In 1968, most world-class high jumpers used the straddle technique (figure I.4a). But at the Olympics in Mexico City, the gold medalist in the high jump used a technique few had ever seen. Dick Fosbury, an American from Oregon State University, used a back layout technique to jump 7 ft 4 1/4 in. (2.24 m). The technique became known as the Fosbury Flop (figure I.4b). Its advantages over the straddle technique were its faster approach run and its ease of learning. No biomechanics researcher had developed this technique. Fosbury achieved success with it in high school and continued using and jumping higher with it despite its dramatic differences from the conventional straddle technique. His successes led others to adopt it, and now all world-class high jumpers use the Fosbury Flop.
In the late '70s, Bill Koch, an American cross-country skier, began experimenting with a new skating technique he had observed marathon skiers using in Europe. The technique he experimented with was much different from the traditional diagonal stride skiing technique in which cross-country skiers moved their skis parallel to each other in set tracks. In the 1976 Olympic Games in Innsbruck, Austria, Koch surprised the world by winning a silver medal in the 30K cross-country skiing event. More surprising were his performances in the 1982 to 1983 season, when he became the first American ever to win the World Cup. Koch used the skating technique in achieving this title. By the mid-1980s, the skating technique was used by virtually all elite Nordic ski racers. Beginning with the 1992 Winter Olympics, there were separate competitions for traditional (diagonal stride) and freestyle (skating) cross-country skiing.

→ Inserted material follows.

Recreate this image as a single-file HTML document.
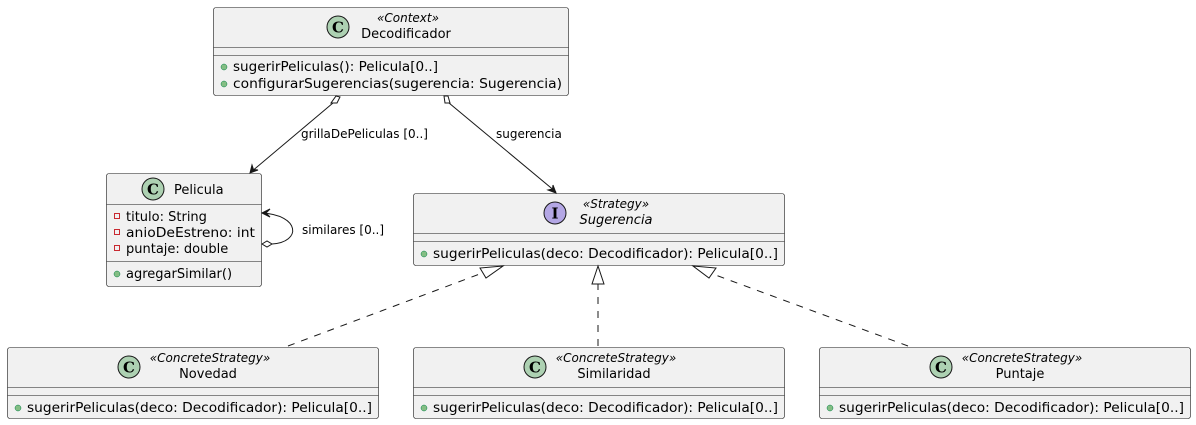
<!DOCTYPE html>
<html><head><meta charset="utf-8"><style>
html,body{margin:0;padding:0;background:#fff;}
svg{display:block;}
text{font-family:"DejaVu Sans","Liberation Sans",sans-serif;fill:#000;}
.m{font-size:13px;}
.st{font-size:12px;font-style:italic;}
.lb{font-size:12px;}
.box{fill:#f1f1f1;stroke:#181818;stroke-width:0.6;}
.sep{stroke:#181818;stroke-width:0.6;}
.ln{stroke:#181818;stroke-width:1;fill:none;}
.dash{stroke:#181818;stroke-width:1;fill:none;stroke-dasharray:7,7;}
.ic{font-family:"DejaVu Serif","Liberation Serif",serif;font-size:15px;font-weight:bold;}
</style></head><body>
<svg width="1196" height="425" viewBox="0 0 1196 425" xmlns="http://www.w3.org/2000/svg">
<!-- Decodificador -->
<rect class="box" x="213.5" y="7.5" width="355" height="88" rx="2.5"/>
<line class="sep" x1="213.5" y1="47.5" x2="568.5" y2="47.5"/>
<line class="sep" x1="213.5" y1="55.5" x2="568.5" y2="55.5"/>
<circle cx="338" cy="27" r="11" fill="#ADD1B2" stroke="#181818" stroke-width="1"/>
<text class="ic" x="338" y="32.5" text-anchor="middle">C</text>
<text class="st" x="408" y="22" text-anchor="middle">«Context»</text>
<text class="m" x="406" y="38" text-anchor="middle">Decodificador</text>
<circle cx="224" cy="67" r="3" fill="#84BE84" stroke="#038048" stroke-width="0.5"/>
<text class="m" x="233" y="71" textLength="205" lengthAdjust="spacingAndGlyphs">sugerirPeliculas(): Pelicula[0..]</text>
<circle cx="224" cy="84" r="3" fill="#84BE84" stroke="#038048" stroke-width="0.5"/>
<text class="m" x="233" y="88" textLength="329" lengthAdjust="spacingAndGlyphs">configurarSugerencias(sugerencia: Sugerencia)</text>

<!-- Pelicula -->
<rect class="box" x="106.5" y="173.5" width="155" height="113" rx="2.5"/>
<line class="sep" x1="106.5" y1="204.5" x2="261.5" y2="204.5"/>
<line class="sep" x1="106.5" y1="261.5" x2="261.5" y2="261.5"/>
<circle cx="153" cy="189" r="11" fill="#ADD1B2" stroke="#181818" stroke-width="1"/>
<text class="ic" x="153" y="194.5" text-anchor="middle">C</text>
<text class="m" x="174" y="194">Pelicula</text>
<rect x="114.5" y="213.5" width="5" height="5" fill="none" stroke="#C82930"/>
<text class="m" x="126" y="221">titulo: String</text>
<rect x="114.5" y="229.5" width="5" height="5" fill="none" stroke="#C82930"/>
<text class="m" x="126" y="237" textLength="129" lengthAdjust="spacingAndGlyphs">anioDeEstreno: int</text>
<rect x="114.5" y="245.5" width="5" height="5" fill="none" stroke="#C82930"/>
<text class="m" x="126" y="253">puntaje: double</text>
<circle cx="117" cy="274" r="3" fill="#84BE84" stroke="#038048" stroke-width="0.5"/>
<text class="m" x="126" y="278">agregarSimilar()</text>

<!-- Sugerencia -->
<rect class="box" x="413.5" y="193.5" width="371" height="72" rx="2.5"/>
<line class="sep" x1="413.5" y1="233.5" x2="784.5" y2="233.5"/>
<line class="sep" x1="413.5" y1="241.5" x2="784.5" y2="241.5"/>
<circle cx="555" cy="213" r="11" fill="#B4A7E5" stroke="#181818" stroke-width="1"/>
<text class="ic" x="555" y="218.5" text-anchor="middle">I</text>
<text class="st" x="616" y="208" text-anchor="middle">«Strategy»</text>
<text class="m" x="616" y="224" text-anchor="middle" style="font-style:italic">Sugerencia</text>
<circle cx="424" cy="254" r="3" fill="#84BE84" stroke="#038048" stroke-width="0.5"/>
<text class="m" x="433" y="258" textLength="345" lengthAdjust="spacingAndGlyphs">sugerirPeliculas(deco: Decodificador): Pelicula[0..]</text>

<!-- Concrete strategies -->
<g>
<rect class="box" x="7.5" y="347.5" width="371" height="71" rx="2.5"/>
<line class="sep" x1="7.5" y1="387.5" x2="378.5" y2="387.5"/>
<line class="sep" x1="7.5" y1="395.5" x2="378.5" y2="395.5"/>
<circle cx="129" cy="367" r="11" fill="#ADD1B2" stroke="#181818" stroke-width="1"/>
<text class="ic" x="129" y="372.5" text-anchor="middle">C</text>
<text class="st" x="210" y="362" text-anchor="middle">«ConcreteStrategy»</text>
<text class="m" x="208" y="378" text-anchor="middle">Novedad</text>
<circle cx="18" cy="408" r="3" fill="#84BE84" stroke="#038048" stroke-width="0.5"/>
<text class="m" x="27" y="412" textLength="345" lengthAdjust="spacingAndGlyphs">sugerirPeliculas(deco: Decodificador): Pelicula[0..]</text>
</g>
<g>
<rect class="box" x="413.5" y="347.5" width="371" height="71" rx="2.5"/>
<line class="sep" x1="413.5" y1="387.5" x2="784.5" y2="387.5"/>
<line class="sep" x1="413.5" y1="395.5" x2="784.5" y2="395.5"/>
<circle cx="535" cy="367" r="11" fill="#ADD1B2" stroke="#181818" stroke-width="1"/>
<text class="ic" x="535" y="372.5" text-anchor="middle">C</text>
<text class="st" x="616" y="362" text-anchor="middle">«ConcreteStrategy»</text>
<text class="m" x="614" y="378" text-anchor="middle">Similaridad</text>
<circle cx="424" cy="408" r="3" fill="#84BE84" stroke="#038048" stroke-width="0.5"/>
<text class="m" x="433" y="412" textLength="345" lengthAdjust="spacingAndGlyphs">sugerirPeliculas(deco: Decodificador): Pelicula[0..]</text>
</g>
<g>
<rect class="box" x="819.5" y="347.5" width="371" height="71" rx="2.5"/>
<line class="sep" x1="819.5" y1="387.5" x2="1190.5" y2="387.5"/>
<line class="sep" x1="819.5" y1="395.5" x2="1190.5" y2="395.5"/>
<circle cx="941" cy="367" r="11" fill="#ADD1B2" stroke="#181818" stroke-width="1"/>
<text class="ic" x="941" y="372.5" text-anchor="middle">C</text>
<text class="st" x="1022" y="362" text-anchor="middle">«ConcreteStrategy»</text>
<text class="m" x="1020" y="378" text-anchor="middle">Puntaje</text>
<circle cx="830" cy="408" r="3" fill="#84BE84" stroke="#038048" stroke-width="0.5"/>
<text class="m" x="839" y="412" textLength="345" lengthAdjust="spacingAndGlyphs">sugerirPeliculas(deco: Decodificador): Pelicula[0..]</text>
</g>

<!-- Aggregation: Decodificador -> Pelicula -->
<line class="ln" x1="333" y1="103" x2="251" y2="172"/>
<polygon points="336,96 340,97 337,103 331,103" fill="#fff" stroke="#181818"/>
<polygon points="250,173 252,165 253.5,169.5 258,170" fill="#181818" stroke="#181818"/>
<text class="lb" x="301" y="138">grillaDePeliculas [0..]</text>

<!-- Aggregation: Decodificador -> Sugerencia -->
<line class="ln" x1="449" y1="103" x2="556" y2="192"/>
<polygon points="444,96 448,96 450,103 445,103" fill="#fff" stroke="#181818"/>
<polygon points="556,193 548,190 552.5,189 553,185" fill="#181818" stroke="#181818"/>
<text class="lb" x="496" y="138">sugerencia</text>

<!-- Self loop -->
<path class="ln" d="M262,213 C 300,215 302,242 272,244"/>
<polygon points="262,213 270,209 266,213 270,217" fill="#181818" stroke="#181818"/>
<polygon points="262,244 267,241 272,244 267,247" fill="#fff" stroke="#181818"/>
<text class="lb" x="302" y="234">similares [0..]</text>

<!-- Realizations -->
<line class="dash" x1="288" y1="346" x2="485" y2="272"/>
<polygon points="503,266 480,268 486,278" fill="#fff" stroke="#181818"/>
<line class="dash" x1="598" y1="346" x2="598" y2="284"/>
<polygon points="598,266 592,284 604,284" fill="#fff" stroke="#181818"/>
<line class="dash" x1="908" y1="346" x2="710" y2="273"/>
<polygon points="693,266 716,268 709,278" fill="#fff" stroke="#181818"/>
</svg>
</body></html>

With the exception of the swimming example, these examples of new and dramatically different techniques leading to improved performances all happened without the apparent assistance of biomechanics. Maybe this is evidence of the skill of teachers, coaches, and athletes. Through repeated observation, trial and error, and possibly some application of mechanical principles, they have successfully developed excellent techniques for performing skills in most sports without the assistance of biomechanical researchers. But perhaps these improved techniques would have been developed sooner if more teachers and coaches had a working knowledge of biomechanics.